We are still continuing to get these errors and tickets are being created for these.

Environment

Release : SAAS

Component : CA APP SYNTHETIC MONITOR (WATCHMOUSE)

Resolution

We do not support TLS 1.3 at this time. By selecting TLS 1.2, you are limiting encryption choices.

There was a new ASM release. This upgrades curl for the first time in many years. By default, curl selects the encryption. This issue should go away at that time or we will suggest an api change to set on all unchanged monitors .

Additional Information

There are several independent problems/issues mixed together.

1) the problem on the stations with station certificate: our stations are using self signed certificate and this certificate expired. Fortunately, the certificates did not expire on all the stations at the same time so the monitors were redirected to other stations in the pool and customers may not have noticed such problem.

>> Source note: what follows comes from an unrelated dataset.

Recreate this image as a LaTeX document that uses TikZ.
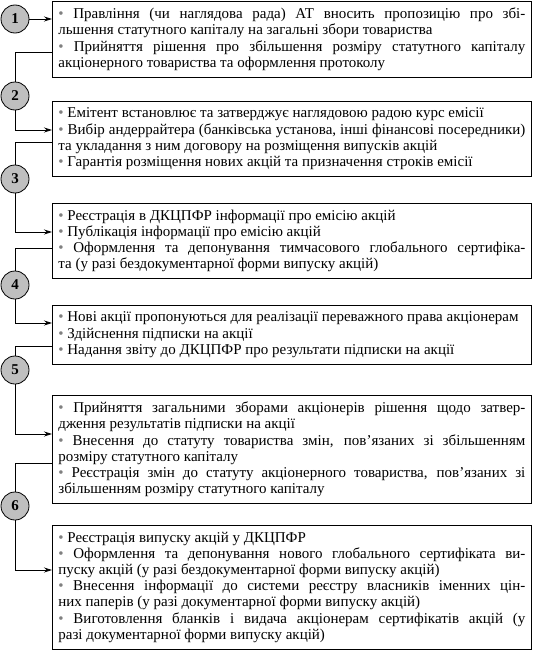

It expired approx. on Jul 2nd - 4th and in the logs you'll see an internal error (check rejected by the station, customer's server was not even contacted).

2) On the other hand, the results from July 28 and July 30 in the screenshot above are normal errors, i.e. the check was accepted by the station (the problem with the station certificate was already resolved) and the handshake failed when connecting to the customer server. As you can see from the error message the server certificate was invalid. I've verified the current server certificate and it was generated recently (July 25th).4

I'm currently struggling to find some explanation how this can happen. The only way I can imagine is some load balancer and one of the stations has an invalid certificate:

1) all but one monitors you reported are monitoring the same server/IP
2) the problem occurs max once per day and from different stations. Charleston, CD and Charleston, CI are different monitoring stations (CI, CD) in the same location (Charleston). Thus, it is not always failing on the station.

3) Even the same station says within a few minutes that it works / fails / works:

We also faced a similar issue (after the migration - with the tunnel clients) and found out that it was the cluster which was incorrectly configured. We were sharing the cluster with other teams / applications and sometimes the load balancer selected a pod which was not ASM. There was another web server (and certificate) running and the connection failed. Ask them to verify this scenario too.